Refugee social workers said Ahmed’s case is not the norm for new arrivals. Many Afghans living in the Worcester area have become established, working in jobs ranging from Uber drivers to interpreters. In one case, an illiterate Afghan man worked long hours as a pizza delivery driver to save up money to buy a house in Holden. His daughter graduated from Worcester State University this year with a degree in public health, a social worker said.

Stories of refugees thriving in the U.S. come amidst major challenges. There is an extreme shortage of affordable housing in Massachusetts, including in Worcester. A recent housing affordability report found that a person making the federal minimum wage of $15 would have to work 98 hours a week to comfortably afford a one-bedroom apartment. Worcester was also recently ranked as the third worst market for renters in the country.

Jillian Phillips, program director at the Friendly House Office of New Americans in Worcester, said refugees can also face cultural barriers once they find a job or housing. Even a simple sick day can lead to unemployment because refugees may not understand the work culture in the U.S., she said.

Phillips did not know Ahmed, but said refugees in need of mental health care face even greater hurdles due to language and a general shortage of therapists.

“Even when they do have access to mental health care (after overcoming language barriers, cultural hurdles, etc.), they face the challenge that there are not enough therapists, not enough appropriately trained therapists to address the mental health and trauma of refugees. Additionally, the nature of their insurance often limits the amount (or type) of therapy they can access,” Phillips said via email.

Massachusetts is also in the midst of a crisis as new arrivals overwhelm the state’s family shelter system. Authorities are now trying to solve the crisis through a combination of limited resources and harsh words toward migrants planning to come here.

Last month, Governor Maura Healey sent a delegation to Texas to tell aid workers and the migrants themselves that Massachusetts was at capacity.

“It is imperative that we spread the word that our shelters are full so families can plan accordingly to ensure they have a safe place to go,” State Emergency Management Director L. Scott Rice said in a news release after the trip.

Healey set a cap of 7,500 families in the state’s shelter system in 2023, and hundreds of families are now on waiting lists above that cap.
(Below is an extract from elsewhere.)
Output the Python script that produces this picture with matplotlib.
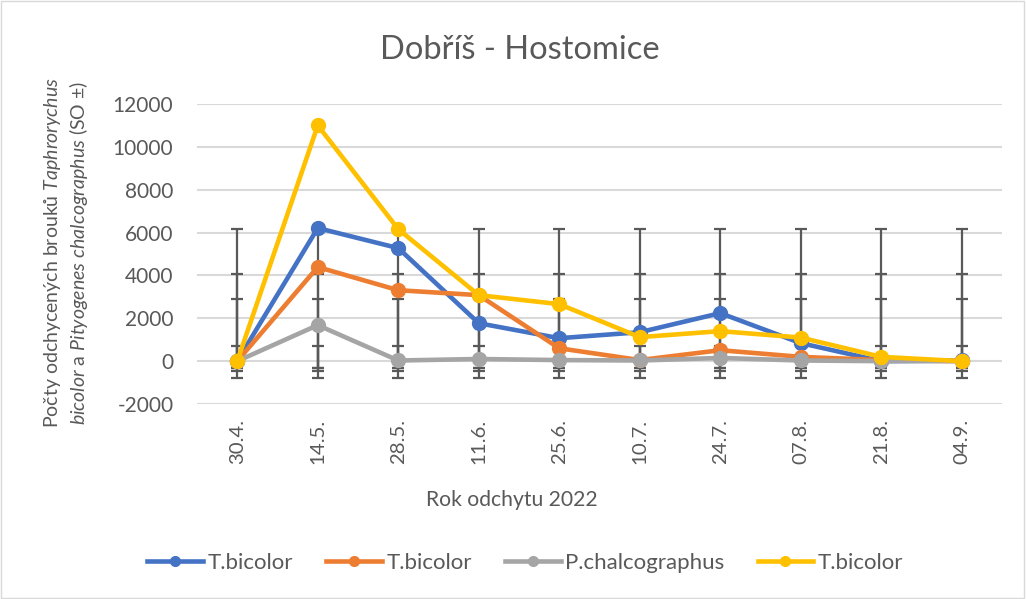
import matplotlib
matplotlib.use('Agg')
import matplotlib.pyplot as plt
import numpy as np

plt.rcParams['font.family'] = ['Lato', 'DejaVu Sans']
plt.rcParams['mathtext.fontset'] = 'custom'
plt.rcParams['mathtext.it'] = 'Lato:italic'
plt.rcParams['mathtext.rm'] = 'Lato'
plt.rcParams['axes.unicode_minus'] = False

# data
dates = ['30.4.', '14.5.', '28.5.', '11.6.', '25.6.', '10.7.', '24.7.', '07.8.', '21.8.', '04.9.']
blue = [0, 6210, 5275, 1770, 1070, 1350, 2240, 840, 0, 30]
orange = [0, 4390, 3310, 3080, 600, 50, 510, 200, 50, 0]
gray = [0, 1680, 30, 100, 50, 30, 150, 30, 0, 0]
yellow = [0, 11000, 6160, 3080, 2660, 1120, 1400, 1100, 200, 0]
labels = ['T.bicolor', 'T.bicolor', 'P.chalcographus', 'T.bicolor']
colors = ['#4472C4', '#ED7D31', '#A5A5A5', '#FFC000']

txt = '#595959'
fig = plt.figure(figsize=(10.26, 5.99), dpi=100)
ax = fig.add_axes([197/1026, 1-404/599, (1002-197)/1026, 300/599])

x = np.arange(len(dates))
series = [blue, orange, gray, yellow]

# Excel style SD error bars: centred on the series mean, +-1 SD
for s in series:
    s = np.array(s, dtype=float)
    m, sd = s.mean(), s.std(ddof=1)
    ax.errorbar(x, np.full(len(x), m), yerr=sd, fmt='none', ecolor='#595959',
                elinewidth=1.6, capsize=4, capthick=1.6, zorder=2)

for s, c, l in zip(series, colors, labels):
    ax.plot(x, s, color=c, lw=3.3, marker='o', ms=10, label=l, zorder=3)

ax.set_xlim(-0.5, 9.5)
ax.set_ylim(-2000, 12000)
ax.set_yticks(np.arange(-2000, 12001, 2000))
ax.set_xticks(x)
ax.set_xticklabels(dates, rotation=90)
ax.grid(axis='y', color='#D9D9D9', lw=1.5)
ax.set_axisbelow(True)
for sp in ax.spines.values():
    sp.set_visible(False)
ax.tick_params(length=0, colors=txt)
ax.tick_params(axis='y', pad=17, labelsize=15)
ax.tick_params(axis='x', pad=11, labelsize=14.7)

fig.text(0.507, 1-50/599, 'Dobříš - Hostomice', ha='center', va='center', fontsize=23.5, color=txt)
fig.text(0.499, 1-500/599, 'Rok odchytu 2022', ha='center', va='center', fontsize=15.2, color=txt)
fig.text(66/1026, 1-253/599,
         'Počty odchycených brouků $Taphrorychus$\n$bicolor$ a $Pityogenes\\ chalcographus$ (SO ±)',
         ha='center', va='center', rotation=90, fontsize=14, color=txt, multialignment='center',
         linespacing=1.25)

fig.legend(loc='center', bbox_to_anchor=(0.512, 1-563/599), ncol=4, frameon=False,
           fontsize=16, labelcolor=txt, handlelength=2.5, handletextpad=0.2, columnspacing=1.5,
           markerscale=0.7)

fig.patches.append(plt.Rectangle((0.001, 0.001), 0.997, 0.997, transform=fig.transFigure,
                                 fill=False, edgecolor='#D9D9D9', lw=1))
fig.savefig('out.png', dpi=100)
The state recently upped the ante, limiting shelter stays to nine months. On Monday, a new rule went into effect banning migrants from staying overnight at Logan Airport.

Ahmed was jailed after his arrest on June 24 on two counts of theft and two counts of burglary, court records show. He was released on June 25 after an arraignment and has another court date in August.

State police did not immediately respond to questions about the arrest, including the use of a helicopter and whether officers had asked social service organizations about Ahmed before the June pursuit. However, police appear to have known him before the arrest: His full name is on the June 7 arrest warrant that officers at Holden Barracks requested.

“We have a wide range of capabilities that can assist officers in making arrests in a variety of situations,” a state police spokesman said by email when asked about the chase.

Family, friends and social workers had tried to help Ahmed until his arrest – and according to people who know him, they have not done so since then.

On Monday afternoon, Ahmed’s usual campsite in Green Hill Park appeared to be deserted — now all that was visible was a crumpled blanket draped over a bush, along with food wrappers, tuna cans and moldy orange peels. After the arrest, it’s unclear whether he went home to his mother, went to a homeless shelter or fled to a campsite deeper in the woods somewhere in Worcester.